### What is being asked
Gather all lines in the entries that include the word "Write".

◆ ◆ ◆ ◆ ◆ ◆ ◆

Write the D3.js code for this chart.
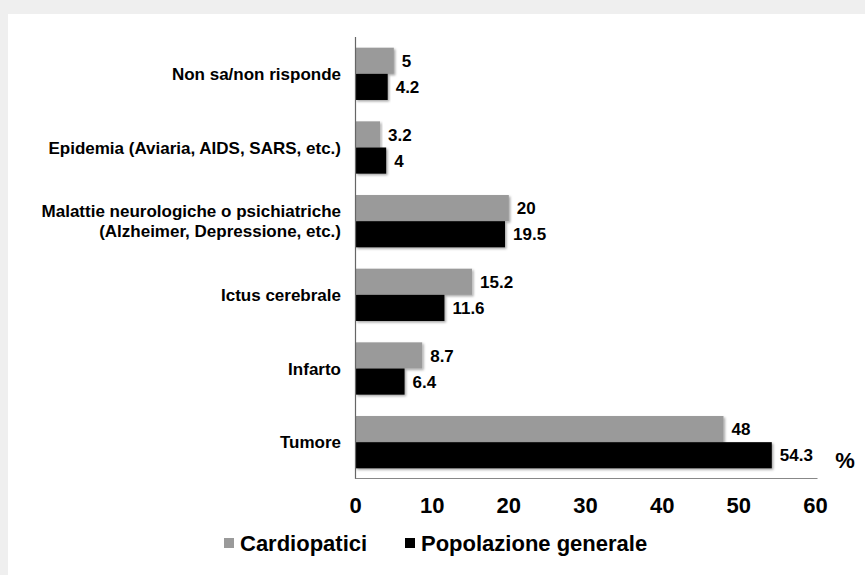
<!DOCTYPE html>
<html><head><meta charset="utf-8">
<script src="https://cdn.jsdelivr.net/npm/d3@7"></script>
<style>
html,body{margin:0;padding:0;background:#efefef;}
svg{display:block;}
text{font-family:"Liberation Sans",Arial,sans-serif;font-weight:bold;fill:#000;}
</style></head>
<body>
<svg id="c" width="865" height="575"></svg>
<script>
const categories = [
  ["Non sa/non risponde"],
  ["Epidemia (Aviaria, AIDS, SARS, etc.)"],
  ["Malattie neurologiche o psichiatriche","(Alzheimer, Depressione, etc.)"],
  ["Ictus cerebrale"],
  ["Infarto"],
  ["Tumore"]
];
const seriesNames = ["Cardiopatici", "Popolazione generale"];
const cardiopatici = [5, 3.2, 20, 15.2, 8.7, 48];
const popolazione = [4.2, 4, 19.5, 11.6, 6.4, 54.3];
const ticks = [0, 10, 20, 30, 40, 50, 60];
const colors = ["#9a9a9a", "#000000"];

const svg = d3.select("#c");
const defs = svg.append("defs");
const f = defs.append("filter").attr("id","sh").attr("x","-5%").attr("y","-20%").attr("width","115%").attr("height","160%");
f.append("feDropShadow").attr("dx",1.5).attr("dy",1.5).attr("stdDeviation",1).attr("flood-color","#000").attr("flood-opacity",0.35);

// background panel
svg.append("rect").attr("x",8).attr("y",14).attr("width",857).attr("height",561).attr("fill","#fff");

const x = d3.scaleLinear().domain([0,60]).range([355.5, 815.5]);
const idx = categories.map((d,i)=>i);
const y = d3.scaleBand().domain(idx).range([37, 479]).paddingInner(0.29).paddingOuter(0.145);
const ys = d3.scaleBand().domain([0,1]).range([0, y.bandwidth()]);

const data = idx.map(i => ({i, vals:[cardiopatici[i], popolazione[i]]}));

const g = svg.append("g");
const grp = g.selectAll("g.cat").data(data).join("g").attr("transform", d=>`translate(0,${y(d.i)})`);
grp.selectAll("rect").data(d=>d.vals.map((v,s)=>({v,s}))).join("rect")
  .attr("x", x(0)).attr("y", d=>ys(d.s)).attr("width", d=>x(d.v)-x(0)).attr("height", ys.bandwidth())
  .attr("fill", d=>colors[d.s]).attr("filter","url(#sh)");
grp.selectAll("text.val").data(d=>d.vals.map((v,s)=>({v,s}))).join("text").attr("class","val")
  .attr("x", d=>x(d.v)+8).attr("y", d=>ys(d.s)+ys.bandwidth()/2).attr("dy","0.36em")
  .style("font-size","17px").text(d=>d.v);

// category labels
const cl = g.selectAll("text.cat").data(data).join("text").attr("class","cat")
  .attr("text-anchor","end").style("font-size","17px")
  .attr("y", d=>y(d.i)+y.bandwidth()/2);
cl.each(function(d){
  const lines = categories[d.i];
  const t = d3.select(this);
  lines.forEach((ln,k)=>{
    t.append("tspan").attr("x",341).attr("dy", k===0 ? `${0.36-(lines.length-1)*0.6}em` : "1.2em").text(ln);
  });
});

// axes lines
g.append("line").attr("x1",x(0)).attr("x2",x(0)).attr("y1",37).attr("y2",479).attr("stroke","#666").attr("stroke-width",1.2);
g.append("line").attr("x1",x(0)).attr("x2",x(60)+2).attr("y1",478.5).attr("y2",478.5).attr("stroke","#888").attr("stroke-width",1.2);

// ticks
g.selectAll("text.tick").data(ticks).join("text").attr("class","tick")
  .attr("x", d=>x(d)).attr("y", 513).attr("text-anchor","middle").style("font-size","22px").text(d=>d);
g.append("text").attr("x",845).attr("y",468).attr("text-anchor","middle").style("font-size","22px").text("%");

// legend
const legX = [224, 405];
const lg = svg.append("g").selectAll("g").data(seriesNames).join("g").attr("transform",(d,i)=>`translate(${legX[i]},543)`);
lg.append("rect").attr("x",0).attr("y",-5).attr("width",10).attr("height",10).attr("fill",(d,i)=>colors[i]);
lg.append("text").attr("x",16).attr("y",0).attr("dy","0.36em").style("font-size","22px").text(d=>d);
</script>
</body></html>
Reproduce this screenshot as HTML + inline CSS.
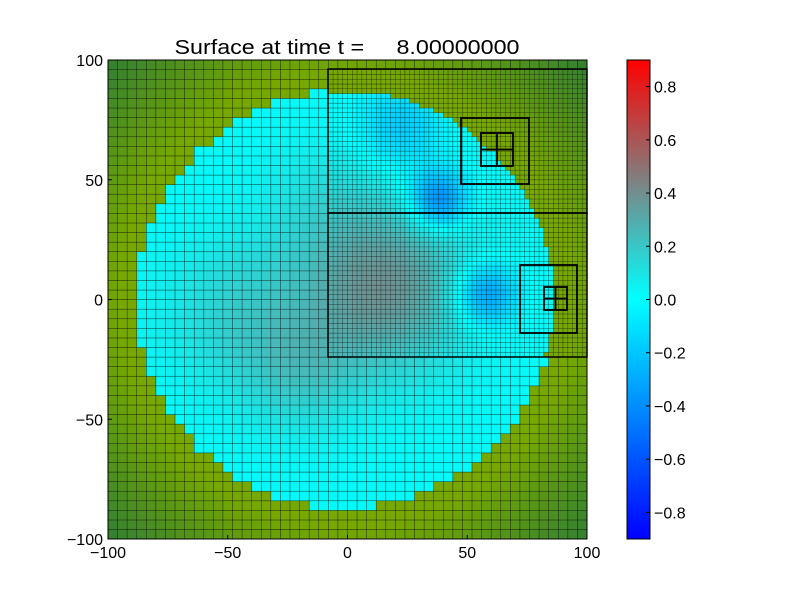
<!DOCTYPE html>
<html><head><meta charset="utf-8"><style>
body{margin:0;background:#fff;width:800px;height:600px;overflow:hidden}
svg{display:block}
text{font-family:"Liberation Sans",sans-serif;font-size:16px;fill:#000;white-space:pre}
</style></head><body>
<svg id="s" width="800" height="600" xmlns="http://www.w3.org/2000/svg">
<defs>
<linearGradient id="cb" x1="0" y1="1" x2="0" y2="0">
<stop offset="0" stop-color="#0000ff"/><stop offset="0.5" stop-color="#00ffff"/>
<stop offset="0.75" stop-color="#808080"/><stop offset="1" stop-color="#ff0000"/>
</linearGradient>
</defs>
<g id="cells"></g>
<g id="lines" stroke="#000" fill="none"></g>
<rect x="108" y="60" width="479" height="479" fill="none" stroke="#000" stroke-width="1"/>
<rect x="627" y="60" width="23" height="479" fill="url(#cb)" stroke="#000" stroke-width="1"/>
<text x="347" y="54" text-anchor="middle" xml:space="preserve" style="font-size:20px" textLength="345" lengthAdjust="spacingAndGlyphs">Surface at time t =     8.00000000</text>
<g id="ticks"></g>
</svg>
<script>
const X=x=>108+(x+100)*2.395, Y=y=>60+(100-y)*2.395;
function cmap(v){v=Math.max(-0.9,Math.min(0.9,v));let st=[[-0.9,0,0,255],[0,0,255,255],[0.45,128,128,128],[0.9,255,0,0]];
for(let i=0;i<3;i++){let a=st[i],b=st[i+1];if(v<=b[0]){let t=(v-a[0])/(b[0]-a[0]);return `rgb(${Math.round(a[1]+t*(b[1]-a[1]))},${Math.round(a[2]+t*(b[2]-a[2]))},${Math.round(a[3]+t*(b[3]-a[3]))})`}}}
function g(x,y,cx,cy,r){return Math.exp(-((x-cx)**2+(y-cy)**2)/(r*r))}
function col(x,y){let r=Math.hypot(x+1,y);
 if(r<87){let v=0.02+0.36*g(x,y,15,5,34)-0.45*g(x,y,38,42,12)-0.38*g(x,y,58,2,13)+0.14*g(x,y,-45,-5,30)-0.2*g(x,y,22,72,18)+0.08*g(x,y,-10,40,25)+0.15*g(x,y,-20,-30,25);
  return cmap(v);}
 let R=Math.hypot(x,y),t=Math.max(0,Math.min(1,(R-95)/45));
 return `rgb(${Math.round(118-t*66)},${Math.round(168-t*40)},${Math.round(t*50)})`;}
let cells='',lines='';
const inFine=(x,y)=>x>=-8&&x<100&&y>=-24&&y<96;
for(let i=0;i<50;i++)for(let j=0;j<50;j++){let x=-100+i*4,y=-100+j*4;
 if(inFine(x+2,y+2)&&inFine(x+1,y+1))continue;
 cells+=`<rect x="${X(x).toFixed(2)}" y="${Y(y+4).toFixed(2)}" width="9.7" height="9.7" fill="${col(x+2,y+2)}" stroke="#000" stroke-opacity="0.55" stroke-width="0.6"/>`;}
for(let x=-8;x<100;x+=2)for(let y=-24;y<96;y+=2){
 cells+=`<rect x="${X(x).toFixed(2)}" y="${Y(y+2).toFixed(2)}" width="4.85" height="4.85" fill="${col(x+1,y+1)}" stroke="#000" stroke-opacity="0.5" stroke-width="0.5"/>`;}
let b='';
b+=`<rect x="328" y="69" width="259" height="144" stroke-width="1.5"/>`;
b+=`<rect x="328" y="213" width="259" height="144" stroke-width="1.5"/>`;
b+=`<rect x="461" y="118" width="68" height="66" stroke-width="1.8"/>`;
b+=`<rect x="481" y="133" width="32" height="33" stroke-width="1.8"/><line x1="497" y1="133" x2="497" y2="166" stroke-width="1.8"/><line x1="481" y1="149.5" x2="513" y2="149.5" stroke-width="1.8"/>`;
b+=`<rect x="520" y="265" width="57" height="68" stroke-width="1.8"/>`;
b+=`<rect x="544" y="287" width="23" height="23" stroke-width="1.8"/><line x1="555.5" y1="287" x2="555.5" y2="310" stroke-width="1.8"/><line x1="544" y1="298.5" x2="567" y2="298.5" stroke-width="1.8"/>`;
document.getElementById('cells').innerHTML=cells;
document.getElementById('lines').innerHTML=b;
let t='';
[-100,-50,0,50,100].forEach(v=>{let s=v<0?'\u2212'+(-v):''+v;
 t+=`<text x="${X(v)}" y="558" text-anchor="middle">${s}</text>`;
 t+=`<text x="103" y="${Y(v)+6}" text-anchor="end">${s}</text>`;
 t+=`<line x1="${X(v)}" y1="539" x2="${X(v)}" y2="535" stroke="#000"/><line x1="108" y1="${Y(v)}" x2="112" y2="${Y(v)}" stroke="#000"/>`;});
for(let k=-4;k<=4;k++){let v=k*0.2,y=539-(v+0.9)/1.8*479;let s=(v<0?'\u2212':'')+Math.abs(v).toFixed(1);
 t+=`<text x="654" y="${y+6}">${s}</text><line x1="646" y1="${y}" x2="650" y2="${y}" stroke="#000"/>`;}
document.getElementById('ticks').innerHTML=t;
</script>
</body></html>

◆ ◆ ◆ ◆ ◆ ◆ ◆

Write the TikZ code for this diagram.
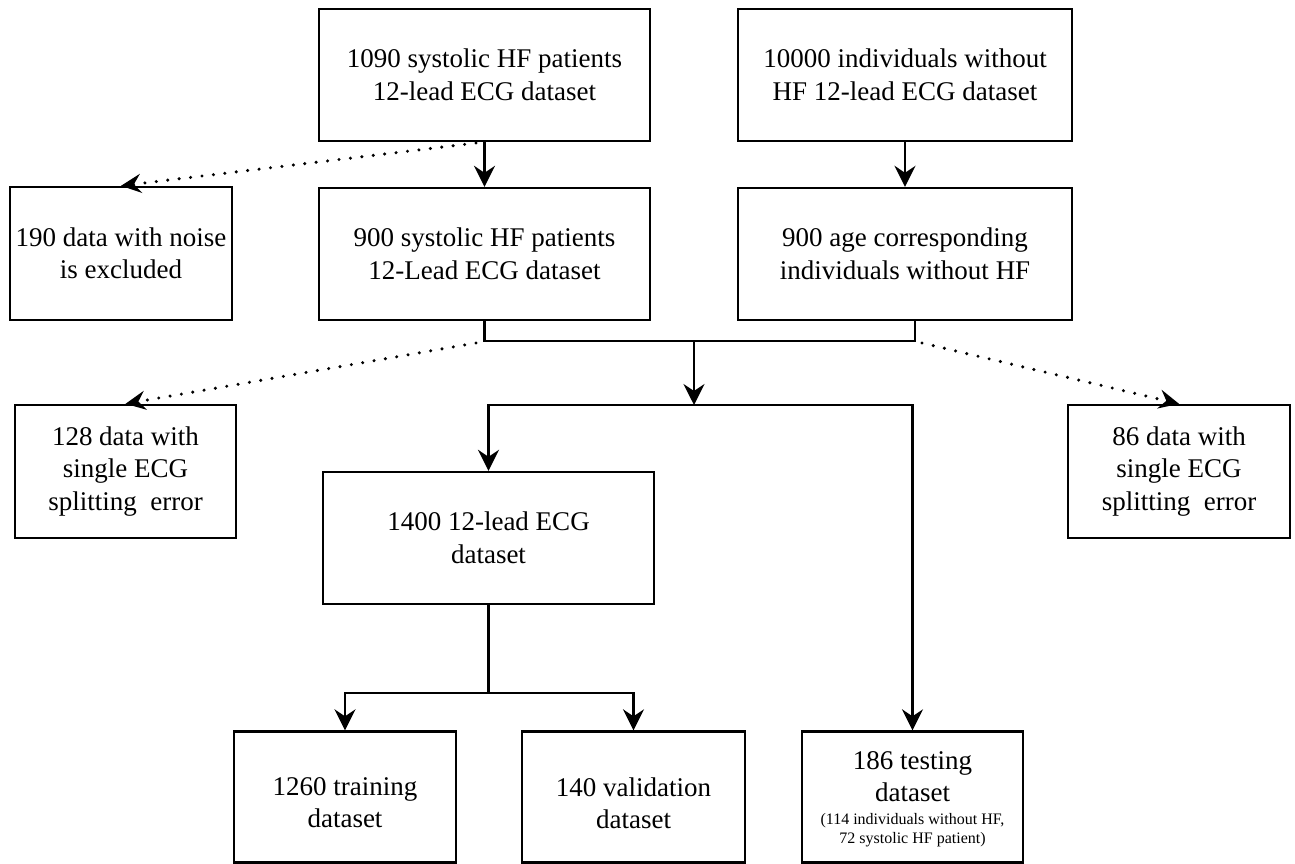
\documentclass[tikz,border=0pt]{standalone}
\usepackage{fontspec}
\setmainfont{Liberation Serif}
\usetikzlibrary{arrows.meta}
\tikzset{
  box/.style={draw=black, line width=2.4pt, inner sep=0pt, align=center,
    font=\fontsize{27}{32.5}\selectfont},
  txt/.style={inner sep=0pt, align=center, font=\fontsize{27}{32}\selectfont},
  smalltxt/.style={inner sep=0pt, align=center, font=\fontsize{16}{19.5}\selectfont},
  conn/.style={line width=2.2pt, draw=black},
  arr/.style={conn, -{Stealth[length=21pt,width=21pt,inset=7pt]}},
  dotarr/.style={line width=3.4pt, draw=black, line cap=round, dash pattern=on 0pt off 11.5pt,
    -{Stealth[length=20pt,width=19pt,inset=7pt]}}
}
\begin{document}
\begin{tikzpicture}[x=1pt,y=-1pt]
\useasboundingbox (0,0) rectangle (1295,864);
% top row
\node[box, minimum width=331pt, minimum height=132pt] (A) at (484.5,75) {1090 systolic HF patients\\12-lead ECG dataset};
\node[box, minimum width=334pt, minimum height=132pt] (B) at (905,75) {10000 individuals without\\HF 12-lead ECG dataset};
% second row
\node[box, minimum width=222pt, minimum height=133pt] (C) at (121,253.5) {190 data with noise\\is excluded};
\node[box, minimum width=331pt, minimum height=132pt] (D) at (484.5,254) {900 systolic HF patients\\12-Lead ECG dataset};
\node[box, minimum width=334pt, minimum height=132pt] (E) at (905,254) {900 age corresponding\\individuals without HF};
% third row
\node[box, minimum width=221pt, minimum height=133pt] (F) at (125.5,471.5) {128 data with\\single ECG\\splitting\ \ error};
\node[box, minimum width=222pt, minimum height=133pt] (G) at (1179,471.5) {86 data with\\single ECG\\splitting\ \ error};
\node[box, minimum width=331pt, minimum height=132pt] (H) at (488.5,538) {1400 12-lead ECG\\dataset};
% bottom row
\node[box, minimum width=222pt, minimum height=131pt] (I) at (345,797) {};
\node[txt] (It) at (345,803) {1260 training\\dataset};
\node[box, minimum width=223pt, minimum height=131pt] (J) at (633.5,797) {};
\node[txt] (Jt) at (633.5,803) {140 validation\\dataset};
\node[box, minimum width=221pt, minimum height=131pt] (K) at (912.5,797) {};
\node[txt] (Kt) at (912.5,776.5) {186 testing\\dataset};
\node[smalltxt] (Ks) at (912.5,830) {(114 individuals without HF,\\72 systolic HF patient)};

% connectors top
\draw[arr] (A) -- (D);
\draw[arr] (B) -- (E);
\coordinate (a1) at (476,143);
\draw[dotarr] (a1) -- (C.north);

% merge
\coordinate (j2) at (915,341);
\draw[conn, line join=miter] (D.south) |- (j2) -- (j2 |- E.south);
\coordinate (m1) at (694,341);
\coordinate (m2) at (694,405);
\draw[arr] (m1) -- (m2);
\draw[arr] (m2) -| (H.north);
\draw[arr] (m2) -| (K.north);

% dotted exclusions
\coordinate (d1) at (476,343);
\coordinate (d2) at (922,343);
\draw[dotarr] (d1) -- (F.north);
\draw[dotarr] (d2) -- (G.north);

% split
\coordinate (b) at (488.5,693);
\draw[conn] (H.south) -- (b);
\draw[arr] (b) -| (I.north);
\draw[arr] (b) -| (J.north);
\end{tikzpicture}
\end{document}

◆ ◆ ◆ ◆ ◆ ◆ ◆

### Result of the task
Write the D3.js code for this chart.
Write the TikZ code for this diagram.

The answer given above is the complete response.